Japanese Prime Minister Shinzo Abe announced a two and a half-year delay in a sales tax increase, putting plans for fiscal reform on the back burner amid weakness in the economy.
Some analysts said the delay raised concerns that Japan may be less likely to engage in more monetary stimulus. Other analysts said the length of the delay highlighted Japanese officials' concerns about their country's economy.
"It highlights once again the lack of economic progress," said Omer Esiner, chief market analyst at Commonwealth Foreign Exchange in Washington. He said the US dollar's weakness against the yen was partly on safe-haven bids for the Japanese currency.

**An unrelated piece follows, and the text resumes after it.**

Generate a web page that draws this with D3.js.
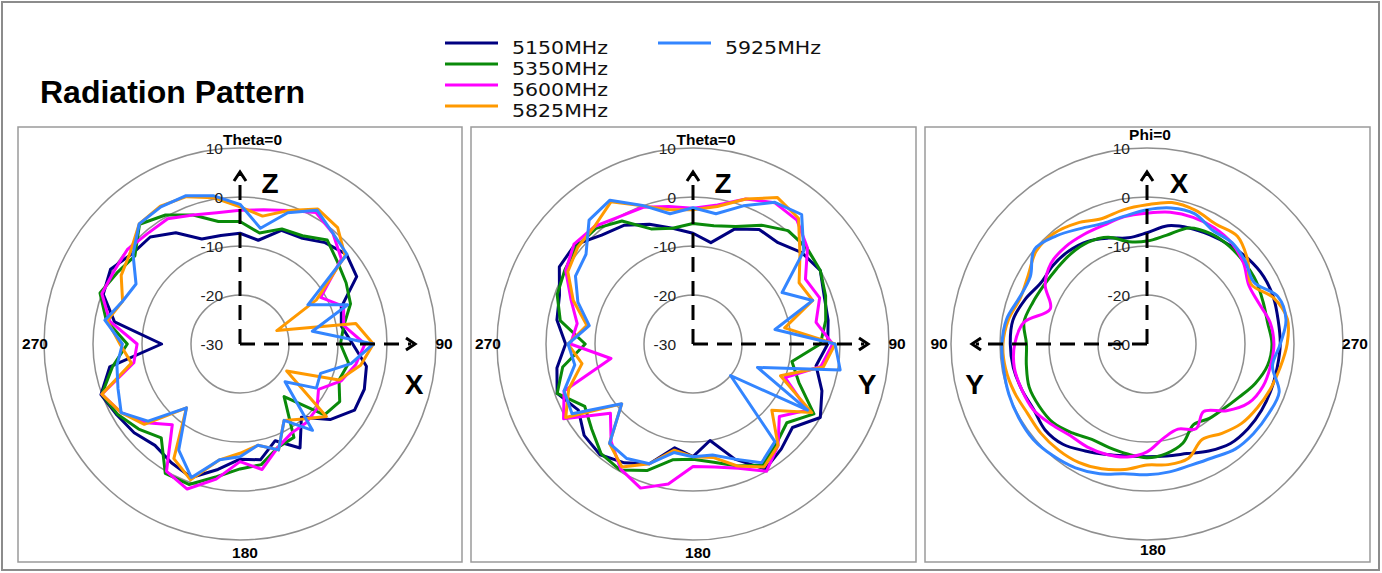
<!DOCTYPE html>
<html>
<head>
<meta charset="utf-8">
<script src="https://cdn.jsdelivr.net/npm/d3@7"></script>
<style>
  html, body { margin: 0; padding: 0; background: #ffffff; }
  svg { display: block; }
</style>
</head>
<body>
<div id="chart"></div>
<script>
// ---------------- DATA ----------------
const angles = [0,10,20,30,40,50,60,70,80,90,100,110,120,130,140,150,160,170,
                180,190,200,210,220,230,240,250,260,270,280,290,300,310,320,330,340,350];
const seriesNames = ["5150MHz", "5350MHz", "5600MHz", "5825MHz", "5925MHz"];
const seriesColors = ["#000080", "#0a8a0a", "#ff00ff", "#ff9900", "#3385ff"];
const radialTicks = [10, 0, -10, -20, -30];

// Panel 1: XZ plane (Theta), dB
const xz5150 = [-7.4,-8.5,-5.3,-5,-3,-1.6,-2.5,-8,-9,-7,-3.8,-3,-3,-6,-10.5,-5.5,-9,-6,
                -6.5,-4,-1,-2,-3,-1.8,-1,0.2,-3,-14,-4,-0.3,0.5,-1.3,-1.5,-3.8,-7.2,-7.5];
const xz5350 = [-5,-7,-5,-4.5,-2.3,-4,-5,-6,-8.5,-9.5,-7.5,-8.5,-6.5,-7.5,-16,-8,-7.5,-5,
                -4.5,-2.5,0.5,0.5,-5,-3,-1.2,0,-3.6,-7,-2.3,0.4,-1,-2,1.9,0.4,-2,-4.6];
const xz5600 = [-2.7,-2.2,-1,1,-0.5,-3,-11,-7.5,-8.5,-4.5,-6,-8,-11.5,-9.5,-9,-9,-7.5,-4,
                -6,-2,1.5,0,-8.5,-5,-2,0,-8,-9,-3,0,-0.3,0,-0.6,-0.5,-2,-2.8];
const xz5825 = [-2,-3.5,-1,1.8,1,-2,-12,-22,-6,-2.8,-5,-8.5,-19,-7,-10,-12,-7,-9,
                -7.7,-6,-0.5,-3,-13,-4.5,-2,0,-7.5,-5.5,-2.5,-4.5,-2,-0.8,2,2.5,2,0.3];
const xz5925 = [-1.5,-6,-1.5,1.5,-0.5,-1.5,-14,-6.6,-15,-2.8,-7,-12.5,-12,-18,-7,-12,-7,-9,
                -7,-6,-1,-5,-13,-5.5,-2,-3.5,-4.5,-6,-2,-4.5,-5.5,-1.5,2,2.3,2.2,0.7];

// Panel 2: YZ plane (Theta), dB
const yz5150 = [-7.4,-9,-5,-3,-3,-1,0,-1.5,-2,-2.5,-4.5,-2,0,-3.5,-2,-0.5,-5,-10,
                -7,-8.5,-4,-2,-0.5,-1,-3,-0.5,-1.8,-4,-1.8,-1,1.5,1.5,-1,-2,-4,-6];
const yz5350 = [-5.4,-5.5,-4.5,-2,0.2,0.4,0,-1.2,-2.5,-4,-9.5,-7,-1.5,-5,-3.5,-1.5,-3.5,-5.5,
                -6.5,-6,-2.5,-0.3,-0.8,-3,-4.5,-0.5,-3,-8,-2.5,-0.5,0.2,1,0.8,-1,-5,-6];
const yz5600 = [-2.3,-1.2,1.5,3.3,3,0.5,-3.5,-2.5,-4.5,-1.5,-3.5,-10,-3,-7,-3,0,-3,-4.5,
                -5,-1,1.3,-0.5,-4,-8,0.5,-2,-13,-5,-6,-3.5,0,1.7,1.3,0,-0.3,-1.5];
const yz5825 = [-2.6,-1.5,1.5,4.5,3.5,-1.5,-5,-4,-11,-1,-3,-11,-2,-9,-3,-1,-3.5,-6.5,
                -7,-8,-4,-1,-3.5,-11,0,-3,-7,-4.5,-8,-4,-0.5,0.7,1.3,3.5,0,-2.2];
const yz5925 = [-2.2,-3,0,3.4,4.5,-0.5,-9,-4,-13,-1,0.5,-16,-3,-20,-4,-2,-5,-7,
                -7,-7.5,-4,-3,-3.5,-11,-1.5,-2,-5.5,-4.5,-8.5,-5,-2.3,-1.5,3,3.9,0.1,-3];

// Panel 3: XY plane (Phi), dB  (angles run counter-clockwise)
const xy5150 = [-7.3,-8,-7,-5.8,-5.2,-5,-5,-3.5,-2.2,-2.1,-2.3,-2.8,-3.3,-2.8,-3.3,-4.8,-6,-6.8,
                -7,-6.8,-6.2,-4.8,-3.5,-3.1,-3,-3,-3,-2.8,-2.8,-2.5,-2.5,-3,-3.7,-4.3,-4.8,-5.5];
const xy5350 = [-9,-8.8,-6.8,-6,-5.9,-6,-5.8,-5.2,-4.5,-5.4,-5,-4.4,-4.6,-5,-6.3,-7.5,-7.5,-7.2,
                -6.8,-7.3,-8.5,-11,-10.2,-9.5,-8.3,-6.5,-5,-4.5,-5,-4.8,-4.3,-4.1,-3.9,-4,-4.8,-7.5];
const xy5600 = [-3.3,-3.6,-4.2,-4.2,-4.1,-4.4,-6,-9,-4.5,-3,-2.5,-2.8,-3.2,-4.5,-5.6,-5.7,-6,-6.6,
                -8,-10.5,-11.5,-10,-12,-8.8,-6,-4.8,-4.4,-4.1,-4.5,-5.7,-6,-4.3,-3.1,-2.6,-2.5,-2.7];
const xy5825 = [-1.6,-2.2,-2.8,-1.5,-0.5,-0.5,-2,-2.5,-1.3,-0.6,-0.7,-1.2,-1.8,-1.7,-1.8,-2.1,-2.9,-4,
                -5.3,-5,-5.2,-7.5,-6.2,-4.8,-4,-3.2,-2.4,-1.4,-0.9,-2.5,-5.5,-3.2,-1.3,-1.8,-1,-0.7];
const xy5925 = [-2.6,-3.5,-3.8,-2.8,-1.2,0,-2.5,-2.3,-0.9,-0.4,-0.3,0,0.2,0.3,-0.2,-0.8,-1.8,-3.1,
                -3.3,-3.5,-3.7,-3.2,-2,-1.6,-1.4,-1.3,-4,-2.8,-1.2,-1.6,-4.8,-3.8,-3,-3.2,-1.7,-1.8];

// ---------------- LAYOUT ----------------
const W = 1382, H = 573;
const svg = d3.select("#chart").append("svg").attr("width", W).attr("height", H);
svg.append("rect").attr("width", W).attr("height", H).attr("fill", "#fff");
svg.append("rect").attr("x", 2).attr("y", 2).attr("width", 1377).attr("height", 568)
   .attr("fill", "none").attr("stroke", "#8c8c8c").attr("stroke-width", 2);

svg.append("text").attr("x", 40).attr("y", 103)
   .attr("font-family", "'Liberation Sans', Arial, sans-serif")
   .attr("font-weight", "bold").attr("font-size", 32).attr("fill", "#000")
   .text("Radiation Pattern");

// legend
const legendPos = [[445, 43], [445, 64], [445, 85], [445, 106], [658, 43]];
seriesNames.forEach((name, i) => {
  const [lx, ly] = legendPos[i];
  svg.append("line").attr("x1", lx).attr("x2", lx + 53).attr("y1", ly).attr("y2", ly)
     .attr("stroke", seriesColors[i]).attr("stroke-width", 3.2);
  svg.append("text").attr("x", lx + 67).attr("y", ly + 10.5)
     .attr("font-family", "'DejaVu Sans', sans-serif").attr("font-size", 17.5)
     .attr("textLength", 96).attr("lengthAdjust", "spacingAndGlyphs")
     .attr("fill", "#111").text(name);
});

const panels = [
  { box: [18, 127, 444, 435], cx: 240, cy: 344, dir: 1, smooth: false,
    data: [xz5150, xz5350, xz5600, xz5825, xz5925],
    topLabel: "Theta=0", topDx: 12.5, topDy: -199,
    leftLabel: "270", leftDx: -205, rightLabel: "90", rightDx: 204,
    bottomDx: 5, bottomDy: 214,
    vLetter: "Z", vDx: 30, hLetter: "X", hDx: 174, hDir: 1 },
  { box: [471, 127, 445, 435], cx: 693, cy: 344, dir: 1, smooth: false,
    data: [yz5150, yz5350, yz5600, yz5825, yz5925],
    topLabel: "Theta=0", topDx: 13, topDy: -199,
    leftLabel: "270", leftDx: -205, rightLabel: "90", rightDx: 204,
    bottomDx: 5, bottomDy: 214,
    vLetter: "Z", vDx: 30, hLetter: "Y", hDx: 174, hDir: 1 },
  { box: [925, 127, 445, 435], cx: 1147, cy: 344, dir: -1, smooth: true,
    data: [xy5150, xy5350, xy5600, xy5825, xy5925],
    topLabel: "Phi=0", topDx: 3, topDy: -204,
    leftLabel: "90", leftDx: -208, rightLabel: "270", rightDx: 208,
    bottomDx: 6, bottomDy: 211,
    vLetter: "X", vDx: 32, hLetter: "Y", hDx: -172.5, hDir: -1 }
];

const r = d3.scaleLinear().domain([-30, 10]).range([0, 196]);
const labelFont = "'Liberation Sans', Arial, sans-serif";

panels.forEach(p => {
  svg.append("rect").attr("x", p.box[0]).attr("y", p.box[1])
     .attr("width", p.box[2]).attr("height", p.box[3])
     .attr("fill", "#fff").attr("stroke", "#9a9a9a").attr("stroke-width", 1.5);

  const g = svg.append("g").attr("transform", `translate(${p.cx},${p.cy})`);
  const ang = d3.scaleLinear().domain([0, 360]).range([0, p.dir * 2 * Math.PI]);

  // grid rings
  g.selectAll("circle.ring").data(radialTicks.filter(t => t > -30)).enter()
   .append("circle").attr("class", "ring")
   .attr("r", d => r(d)).attr("fill", "none")
   .attr("stroke", "#8f8f8f").attr("stroke-width", 1.5);

  // series
  const line = d3.lineRadial()
    .angle((d, i) => ang(angles[i]))
    .radius(d => r(Math.max(-30, d)))
    .curve(p.smooth ? d3.curveCatmullRomClosed.alpha(0.5) : d3.curveLinearClosed);
  p.data.forEach((s, i) => {
    g.append("path").attr("d", line(s)).attr("fill", "none")
     .attr("stroke", seriesColors[i]).attr("stroke-width", 3)
     .attr("stroke-linejoin", "round");
  });

  // radial tick labels
  g.selectAll("text.tick").data(radialTicks).enter().append("text")
   .attr("x", -17).attr("y", d => -r(d) + 5.5)
   .attr("text-anchor", "end").attr("font-family", labelFont)
   .attr("font-size", 15.5).attr("fill", "#222").text(d => d);

  // angle labels
  const angLabel = (txt, x, y) => g.append("text").attr("x", x).attr("y", y)
     .attr("text-anchor", "middle").attr("font-family", labelFont)
     .attr("font-weight", "bold").attr("font-size", 15.5).attr("fill", "#000").text(txt);
  angLabel(p.topLabel, p.topDx, p.topDy);
  angLabel(p.leftLabel, p.leftDx, 5);
  angLabel(p.rightLabel, p.rightDx, 5);
  angLabel("180", p.bottomDx, p.bottomDy);

  // dashed axes with arrow heads
  const ax = g.append("g").attr("stroke", "#000").attr("stroke-width", 3).attr("fill", "none");
  ax.append("line").attr("x1", 0).attr("y1", 0).attr("x2", 0).attr("y2", -170)
    .attr("stroke-dasharray", "15,9");
  ax.append("line").attr("x1", 0).attr("y1", 0).attr("x2", p.hDir * 171).attr("y2", 0)
    .attr("stroke-dasharray", "15,9");
  ax.append("polyline").attr("points", "-6,-163 0,-172 6,-163");
  const hx = p.hDir * 175, hb = p.hDir * 166;
  ax.append("polyline").attr("points", `${hb},-6 ${hx},0 ${hb},6`);

  const letter = (txt, x, y) => g.append("text").attr("x", x).attr("y", y)
     .attr("text-anchor", "middle").attr("font-family", labelFont)
     .attr("font-weight", "bold").attr("font-size", 28).attr("fill", "#000").text(txt);
  letter(p.vLetter, p.vDx, -151);
  letter(p.hLetter, p.hDx, 50);
});
</script>
</body>
</html>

The US dollar sank by as much as 1.5 per cent against the yen to a two-week low of 109.06 yen, continuing to ease from a one-month high of 111.43 yen touched on Monday. The euro was last up 0.49 per cent against the US dollar at US$1.1184.
The US dollar briefly pared declines against the euro, yen and Swiss franc after the Institute for Supply Management said its index of US factory activity came in at 51.3 for May. That beat expectations for a drop to 50.4, according to a Reuters poll of economists.
Commerce Department data showed US construction spending, however, fell 1.8 per cent in April, the most in more than five years, as outlays fell broadly, which could prompt economists to lower their second-quarter growth estimates.
Expectations of a June interest rate increase by the Federal Reserve rose after the ISM data. Fed funds futures suggested traders last saw a 24 per cent chance the US central bank would raise rates at its June meeting, up from 17 per cent before the ISM reading, according to data from CME Group's FedWatch program.
Analysts said doubts lingered about the likelihood of a June rate increase. Some analysts have cited recent soft US economic data.
"The expectations for a June rate hike are still pretty low in the market," said Brian Daingerfield, currency strategist for RBS Securities in Stamford, Connecticut.
The US dollar index, which measures the greenback against a basket of six major rivals, was last down 0.5 per cent at 95.408.